→ Task description: Print, word for word, every line from the beginning of the listing up to and including the line with "Chart.register(...registerables);". Pictures are to be excluded.

→ Data shown:
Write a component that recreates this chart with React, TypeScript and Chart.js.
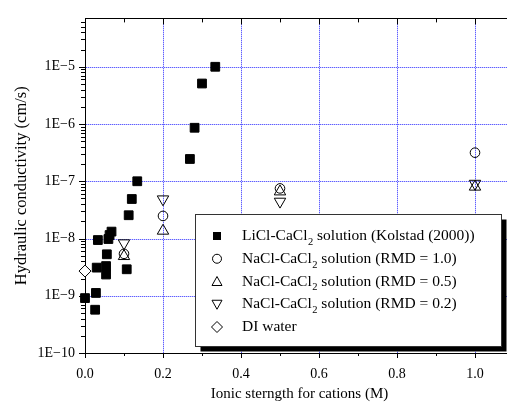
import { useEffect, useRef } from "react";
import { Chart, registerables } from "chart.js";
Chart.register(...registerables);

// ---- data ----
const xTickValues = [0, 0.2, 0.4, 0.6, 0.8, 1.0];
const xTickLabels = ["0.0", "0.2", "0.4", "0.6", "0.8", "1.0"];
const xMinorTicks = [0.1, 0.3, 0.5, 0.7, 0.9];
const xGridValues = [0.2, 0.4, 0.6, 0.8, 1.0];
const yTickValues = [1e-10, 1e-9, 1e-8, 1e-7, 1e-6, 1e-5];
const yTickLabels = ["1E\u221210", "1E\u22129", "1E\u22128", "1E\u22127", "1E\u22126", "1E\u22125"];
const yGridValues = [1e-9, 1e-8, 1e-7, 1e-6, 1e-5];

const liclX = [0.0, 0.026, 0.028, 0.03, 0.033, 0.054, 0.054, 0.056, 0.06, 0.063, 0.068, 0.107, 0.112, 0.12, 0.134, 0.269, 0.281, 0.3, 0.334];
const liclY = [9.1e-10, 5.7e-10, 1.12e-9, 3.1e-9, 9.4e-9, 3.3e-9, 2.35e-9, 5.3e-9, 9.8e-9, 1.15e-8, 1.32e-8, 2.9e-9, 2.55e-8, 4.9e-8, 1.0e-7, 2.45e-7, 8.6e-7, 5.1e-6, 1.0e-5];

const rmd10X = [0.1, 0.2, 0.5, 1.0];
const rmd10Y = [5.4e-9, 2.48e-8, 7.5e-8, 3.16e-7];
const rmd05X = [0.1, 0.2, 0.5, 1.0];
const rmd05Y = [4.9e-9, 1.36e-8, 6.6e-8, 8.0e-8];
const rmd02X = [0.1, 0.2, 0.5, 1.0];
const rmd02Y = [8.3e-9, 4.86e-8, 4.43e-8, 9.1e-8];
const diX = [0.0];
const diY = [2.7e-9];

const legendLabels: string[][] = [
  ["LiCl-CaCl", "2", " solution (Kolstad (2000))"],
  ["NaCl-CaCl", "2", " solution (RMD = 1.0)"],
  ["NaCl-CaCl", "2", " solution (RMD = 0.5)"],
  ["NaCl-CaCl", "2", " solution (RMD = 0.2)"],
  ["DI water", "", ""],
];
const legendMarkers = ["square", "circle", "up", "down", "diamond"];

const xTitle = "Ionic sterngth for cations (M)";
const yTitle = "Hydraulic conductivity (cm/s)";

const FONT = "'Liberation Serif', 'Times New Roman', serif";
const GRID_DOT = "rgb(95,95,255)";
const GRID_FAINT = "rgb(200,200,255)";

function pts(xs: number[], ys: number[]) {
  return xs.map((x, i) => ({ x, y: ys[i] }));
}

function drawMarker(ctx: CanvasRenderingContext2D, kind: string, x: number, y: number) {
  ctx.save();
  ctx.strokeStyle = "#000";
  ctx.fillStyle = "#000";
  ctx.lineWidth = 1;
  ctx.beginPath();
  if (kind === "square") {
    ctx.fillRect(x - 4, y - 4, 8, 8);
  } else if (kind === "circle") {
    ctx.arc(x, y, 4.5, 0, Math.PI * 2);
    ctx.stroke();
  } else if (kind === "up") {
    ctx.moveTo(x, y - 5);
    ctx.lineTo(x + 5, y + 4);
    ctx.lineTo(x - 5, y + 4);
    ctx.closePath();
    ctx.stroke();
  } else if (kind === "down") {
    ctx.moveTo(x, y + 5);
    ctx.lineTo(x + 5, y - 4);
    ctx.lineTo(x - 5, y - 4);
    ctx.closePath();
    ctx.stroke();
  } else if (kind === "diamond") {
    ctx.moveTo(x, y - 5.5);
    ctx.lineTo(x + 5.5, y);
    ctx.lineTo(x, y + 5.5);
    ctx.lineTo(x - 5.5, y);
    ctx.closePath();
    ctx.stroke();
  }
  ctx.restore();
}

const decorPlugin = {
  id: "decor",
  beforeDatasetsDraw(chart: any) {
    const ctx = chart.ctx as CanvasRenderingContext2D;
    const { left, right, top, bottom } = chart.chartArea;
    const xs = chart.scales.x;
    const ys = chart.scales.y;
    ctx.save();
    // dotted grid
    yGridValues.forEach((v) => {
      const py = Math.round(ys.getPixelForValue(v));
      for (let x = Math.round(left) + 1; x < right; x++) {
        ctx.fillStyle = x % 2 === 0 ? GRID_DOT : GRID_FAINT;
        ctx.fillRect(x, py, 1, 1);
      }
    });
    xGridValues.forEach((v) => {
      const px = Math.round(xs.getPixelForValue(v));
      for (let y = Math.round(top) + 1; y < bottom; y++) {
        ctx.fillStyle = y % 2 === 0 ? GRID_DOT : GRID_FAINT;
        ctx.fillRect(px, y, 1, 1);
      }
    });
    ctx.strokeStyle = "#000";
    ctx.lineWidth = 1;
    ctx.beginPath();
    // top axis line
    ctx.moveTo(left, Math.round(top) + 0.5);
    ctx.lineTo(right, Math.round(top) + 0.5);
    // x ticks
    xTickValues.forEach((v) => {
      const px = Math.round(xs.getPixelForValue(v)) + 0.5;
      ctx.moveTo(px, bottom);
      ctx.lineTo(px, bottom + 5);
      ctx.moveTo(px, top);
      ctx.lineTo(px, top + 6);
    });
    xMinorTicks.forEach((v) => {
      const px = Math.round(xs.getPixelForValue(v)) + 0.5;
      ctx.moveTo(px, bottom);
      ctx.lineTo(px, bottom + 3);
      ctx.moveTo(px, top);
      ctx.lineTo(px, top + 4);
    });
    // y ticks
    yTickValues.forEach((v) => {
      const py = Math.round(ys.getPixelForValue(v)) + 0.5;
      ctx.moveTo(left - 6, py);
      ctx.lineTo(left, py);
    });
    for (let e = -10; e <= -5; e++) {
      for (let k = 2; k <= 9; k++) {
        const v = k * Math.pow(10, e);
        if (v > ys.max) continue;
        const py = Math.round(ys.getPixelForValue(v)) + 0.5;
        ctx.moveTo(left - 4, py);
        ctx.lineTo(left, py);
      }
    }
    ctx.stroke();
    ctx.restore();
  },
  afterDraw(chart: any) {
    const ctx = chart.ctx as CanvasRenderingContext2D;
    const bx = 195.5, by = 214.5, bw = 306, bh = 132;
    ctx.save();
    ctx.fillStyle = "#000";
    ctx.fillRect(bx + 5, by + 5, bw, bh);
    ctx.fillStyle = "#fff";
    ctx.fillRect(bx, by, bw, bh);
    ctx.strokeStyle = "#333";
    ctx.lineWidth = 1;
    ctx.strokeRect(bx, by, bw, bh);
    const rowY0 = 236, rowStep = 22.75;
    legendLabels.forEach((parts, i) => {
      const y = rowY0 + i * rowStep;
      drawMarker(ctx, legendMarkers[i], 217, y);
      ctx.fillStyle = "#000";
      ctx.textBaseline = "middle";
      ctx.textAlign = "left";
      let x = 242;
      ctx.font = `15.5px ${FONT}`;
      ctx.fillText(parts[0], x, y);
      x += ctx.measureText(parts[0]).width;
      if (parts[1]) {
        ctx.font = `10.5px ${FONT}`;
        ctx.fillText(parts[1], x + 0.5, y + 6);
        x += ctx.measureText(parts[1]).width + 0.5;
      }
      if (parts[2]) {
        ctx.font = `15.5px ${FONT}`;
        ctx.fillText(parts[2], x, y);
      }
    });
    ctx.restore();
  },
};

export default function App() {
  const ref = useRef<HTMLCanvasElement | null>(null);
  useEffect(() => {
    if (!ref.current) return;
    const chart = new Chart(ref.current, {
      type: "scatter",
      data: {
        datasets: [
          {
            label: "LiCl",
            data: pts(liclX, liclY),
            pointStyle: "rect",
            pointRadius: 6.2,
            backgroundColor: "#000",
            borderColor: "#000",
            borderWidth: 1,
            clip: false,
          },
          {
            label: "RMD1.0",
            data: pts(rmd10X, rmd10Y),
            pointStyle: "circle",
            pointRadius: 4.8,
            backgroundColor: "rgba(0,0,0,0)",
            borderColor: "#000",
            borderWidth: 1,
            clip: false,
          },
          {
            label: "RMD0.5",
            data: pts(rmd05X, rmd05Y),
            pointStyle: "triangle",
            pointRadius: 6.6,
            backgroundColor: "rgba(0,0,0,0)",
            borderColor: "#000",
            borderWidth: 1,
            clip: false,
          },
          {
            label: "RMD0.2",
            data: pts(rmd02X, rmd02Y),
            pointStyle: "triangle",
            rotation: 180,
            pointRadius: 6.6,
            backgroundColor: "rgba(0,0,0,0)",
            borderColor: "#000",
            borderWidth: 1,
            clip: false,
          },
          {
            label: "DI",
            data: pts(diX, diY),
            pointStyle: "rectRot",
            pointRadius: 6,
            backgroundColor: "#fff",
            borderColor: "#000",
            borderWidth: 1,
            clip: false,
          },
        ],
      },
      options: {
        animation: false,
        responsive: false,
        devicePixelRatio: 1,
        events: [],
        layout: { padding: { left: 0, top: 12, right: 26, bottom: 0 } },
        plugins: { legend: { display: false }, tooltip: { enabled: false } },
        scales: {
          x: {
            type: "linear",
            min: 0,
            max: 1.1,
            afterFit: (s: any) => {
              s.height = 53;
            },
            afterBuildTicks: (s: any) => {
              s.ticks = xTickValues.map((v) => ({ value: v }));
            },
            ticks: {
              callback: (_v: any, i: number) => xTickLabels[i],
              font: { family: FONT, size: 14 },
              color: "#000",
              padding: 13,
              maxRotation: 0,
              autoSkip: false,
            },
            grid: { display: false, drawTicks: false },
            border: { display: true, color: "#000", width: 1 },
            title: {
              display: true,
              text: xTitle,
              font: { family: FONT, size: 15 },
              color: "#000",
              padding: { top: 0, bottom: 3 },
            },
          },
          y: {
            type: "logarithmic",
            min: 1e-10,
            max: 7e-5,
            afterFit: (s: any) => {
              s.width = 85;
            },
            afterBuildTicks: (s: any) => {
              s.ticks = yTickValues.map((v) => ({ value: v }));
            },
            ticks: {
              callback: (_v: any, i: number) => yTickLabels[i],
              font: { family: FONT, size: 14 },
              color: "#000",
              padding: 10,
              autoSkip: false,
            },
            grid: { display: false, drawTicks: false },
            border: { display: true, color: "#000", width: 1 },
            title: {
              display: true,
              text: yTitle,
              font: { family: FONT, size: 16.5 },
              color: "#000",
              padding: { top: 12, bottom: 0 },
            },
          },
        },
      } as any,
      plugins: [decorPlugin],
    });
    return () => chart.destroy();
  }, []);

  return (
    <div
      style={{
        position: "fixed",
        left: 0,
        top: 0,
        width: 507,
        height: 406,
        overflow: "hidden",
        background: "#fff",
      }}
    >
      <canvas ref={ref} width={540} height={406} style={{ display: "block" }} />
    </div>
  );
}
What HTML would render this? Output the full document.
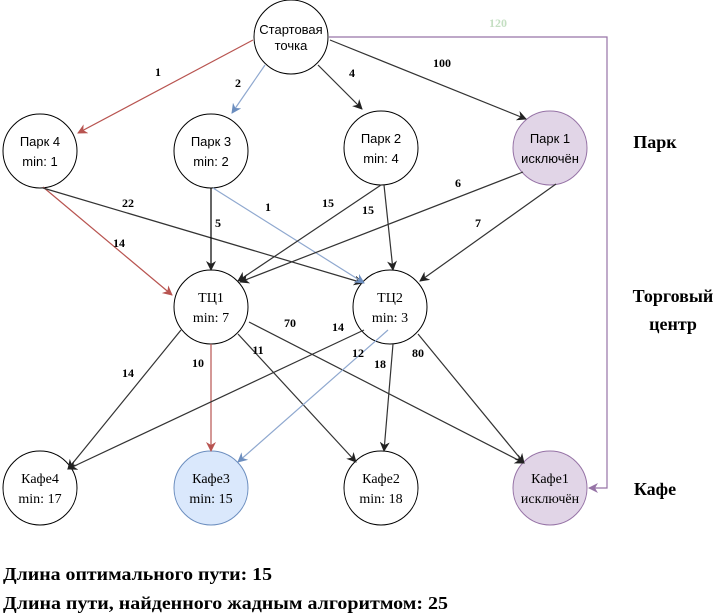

→ Reply:
Write a component that recreates this chart with React, TypeScript and Chart.js.
import { useEffect, useRef } from "react";
import { Chart, registerables } from "chart.js";
Chart.register(...registerables);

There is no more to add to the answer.